↓
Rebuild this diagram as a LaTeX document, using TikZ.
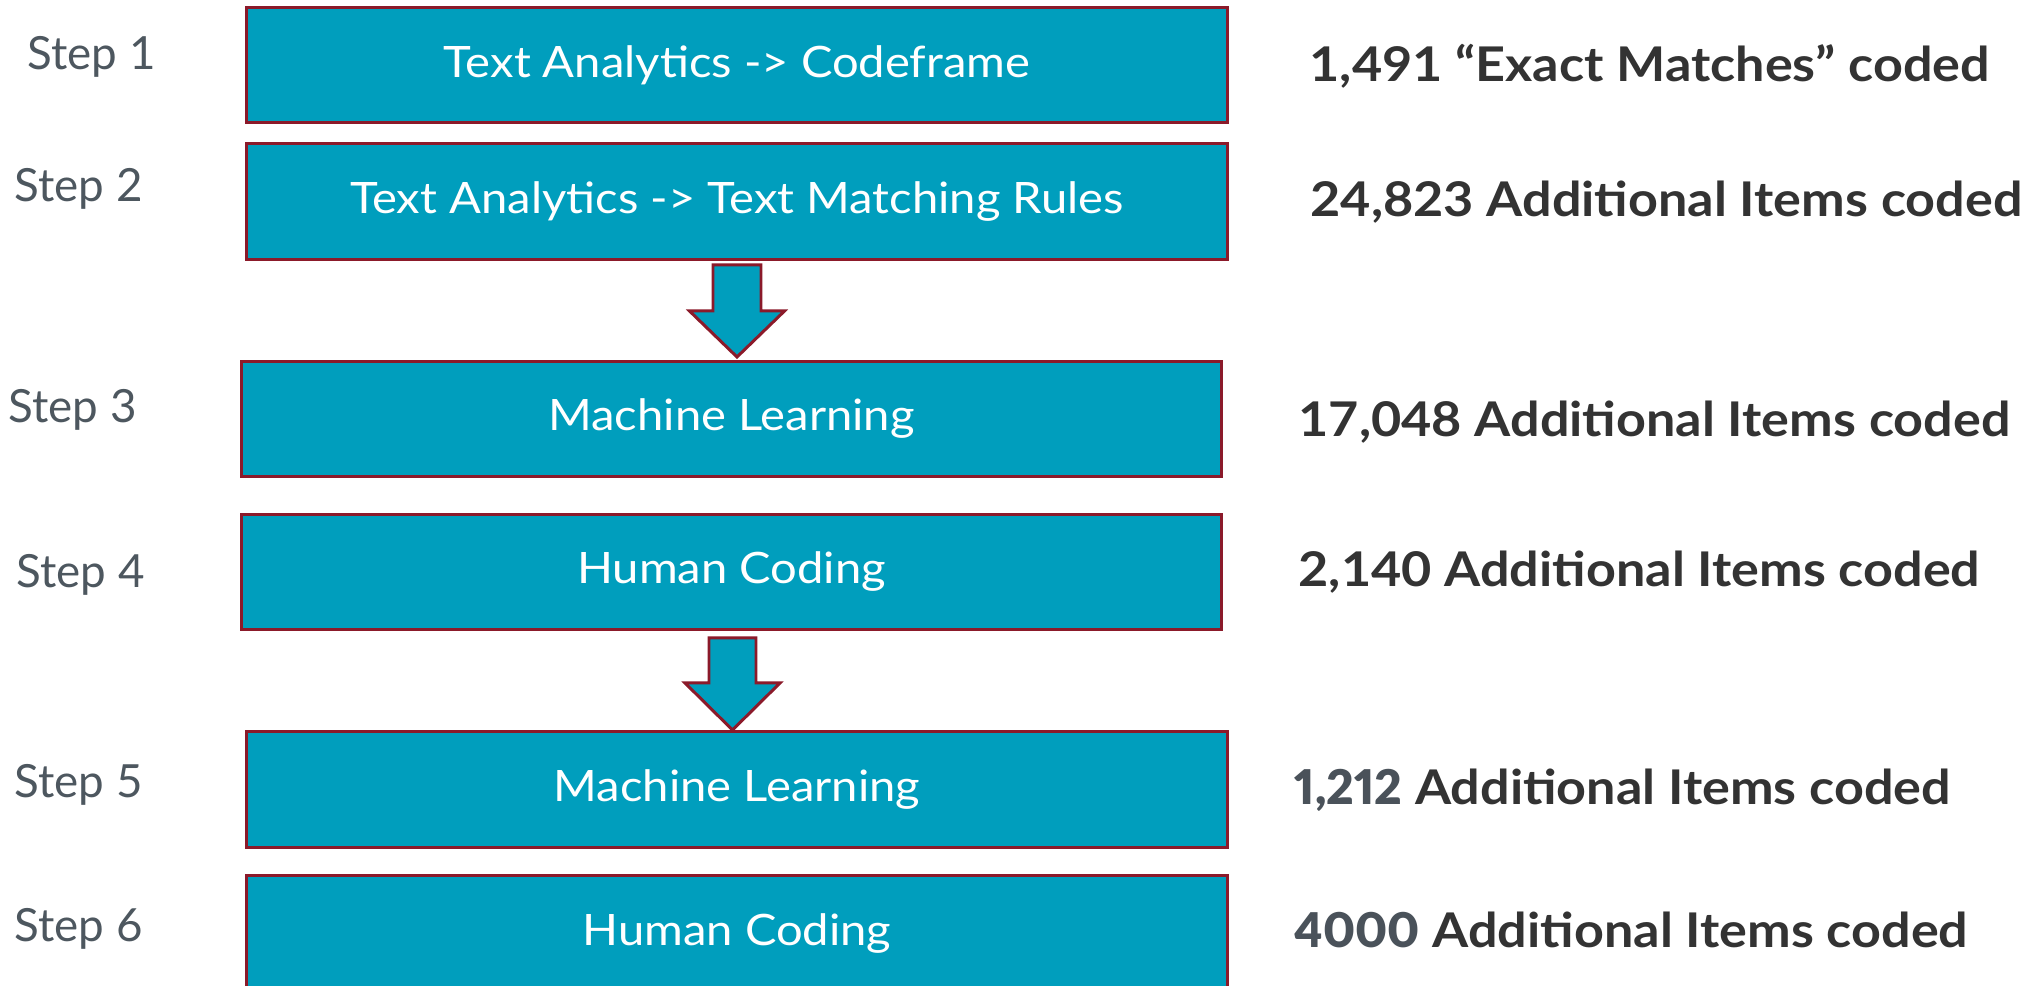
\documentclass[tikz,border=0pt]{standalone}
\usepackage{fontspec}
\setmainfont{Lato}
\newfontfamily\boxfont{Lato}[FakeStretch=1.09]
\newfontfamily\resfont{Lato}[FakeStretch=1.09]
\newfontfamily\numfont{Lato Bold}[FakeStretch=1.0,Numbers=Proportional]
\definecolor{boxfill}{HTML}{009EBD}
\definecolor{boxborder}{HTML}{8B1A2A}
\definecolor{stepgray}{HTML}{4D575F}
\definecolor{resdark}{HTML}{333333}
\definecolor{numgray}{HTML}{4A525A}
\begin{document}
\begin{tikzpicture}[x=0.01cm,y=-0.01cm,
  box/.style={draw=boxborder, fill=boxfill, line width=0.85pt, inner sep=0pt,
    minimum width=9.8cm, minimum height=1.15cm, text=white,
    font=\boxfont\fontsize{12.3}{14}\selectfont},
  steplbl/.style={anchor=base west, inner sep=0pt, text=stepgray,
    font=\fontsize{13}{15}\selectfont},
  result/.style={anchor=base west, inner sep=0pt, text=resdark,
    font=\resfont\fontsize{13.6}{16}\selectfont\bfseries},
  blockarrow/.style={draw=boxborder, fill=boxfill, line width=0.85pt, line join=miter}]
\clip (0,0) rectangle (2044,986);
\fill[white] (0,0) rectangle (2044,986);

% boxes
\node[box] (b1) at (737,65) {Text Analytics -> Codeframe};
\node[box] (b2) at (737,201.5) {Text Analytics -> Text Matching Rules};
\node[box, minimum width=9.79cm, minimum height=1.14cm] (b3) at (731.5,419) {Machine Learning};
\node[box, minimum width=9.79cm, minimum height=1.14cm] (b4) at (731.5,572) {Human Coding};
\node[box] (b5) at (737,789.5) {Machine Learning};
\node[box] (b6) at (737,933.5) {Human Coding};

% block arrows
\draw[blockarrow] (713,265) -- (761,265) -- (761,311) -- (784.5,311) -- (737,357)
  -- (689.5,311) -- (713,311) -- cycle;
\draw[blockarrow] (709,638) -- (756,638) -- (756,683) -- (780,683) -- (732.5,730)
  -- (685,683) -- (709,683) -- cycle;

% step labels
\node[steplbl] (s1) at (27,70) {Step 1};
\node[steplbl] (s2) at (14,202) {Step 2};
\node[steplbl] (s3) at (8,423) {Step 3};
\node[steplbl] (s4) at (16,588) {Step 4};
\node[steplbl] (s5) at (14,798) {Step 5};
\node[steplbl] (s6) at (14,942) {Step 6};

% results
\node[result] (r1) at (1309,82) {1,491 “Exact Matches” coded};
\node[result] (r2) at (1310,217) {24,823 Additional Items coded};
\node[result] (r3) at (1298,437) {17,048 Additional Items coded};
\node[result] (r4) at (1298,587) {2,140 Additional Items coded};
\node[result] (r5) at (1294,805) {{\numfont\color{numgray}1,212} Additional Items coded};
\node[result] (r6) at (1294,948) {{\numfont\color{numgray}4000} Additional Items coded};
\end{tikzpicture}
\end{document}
↑
Challenge.
With all pictures left out, please transcribe exactly the lines from the start of the material through the line with "(b6) at (737,933.5)".

Correct answer.
Rebuild this diagram as a LaTeX document, using TikZ.
\documentclass[tikz,border=0pt]{standalone}
\usepackage{fontspec}
\setmainfont{Lato}
\newfontfamily\boxfont{Lato}[FakeStretch=1.09]
\newfontfamily\resfont{Lato}[FakeStretch=1.09]
\newfontfamily\numfont{Lato Bold}[FakeStretch=1.0,Numbers=Proportional]
\definecolor{boxfill}{HTML}{009EBD}
\definecolor{boxborder}{HTML}{8B1A2A}
\definecolor{stepgray}{HTML}{4D575F}
\definecolor{resdark}{HTML}{333333}
\definecolor{numgray}{HTML}{4A525A}
\begin{document}
\begin{tikzpicture}[x=0.01cm,y=-0.01cm,
  box/.style={draw=boxborder, fill=boxfill, line width=0.85pt, inner sep=0pt,
    minimum width=9.8cm, minimum height=1.15cm, text=white,
    font=\boxfont\fontsize{12.3}{14}\selectfont},
  steplbl/.style={anchor=base west, inner sep=0pt, text=stepgray,
    font=\fontsize{13}{15}\selectfont},
  result/.style={anchor=base west, inner sep=0pt, text=resdark,
    font=\resfont\fontsize{13.6}{16}\selectfont\bfseries},
  blockarrow/.style={draw=boxborder, fill=boxfill, line width=0.85pt, line join=miter}]
\clip (0,0) rectangle (2044,986);
\fill[white] (0,0) rectangle (2044,986);

% boxes
\node[box] (b1) at (737,65) {Text Analytics -> Codeframe};
\node[box] (b2) at (737,201.5) {Text Analytics -> Text Matching Rules};
\node[box, minimum width=9.79cm, minimum height=1.14cm] (b3) at (731.5,419) {Machine Learning};
\node[box, minimum width=9.79cm, minimum height=1.14cm] (b4) at (731.5,572) {Human Coding};
\node[box] (b5) at (737,789.5) {Machine Learning};
\node[box] (b6) at (737,933.5) {Human Coding};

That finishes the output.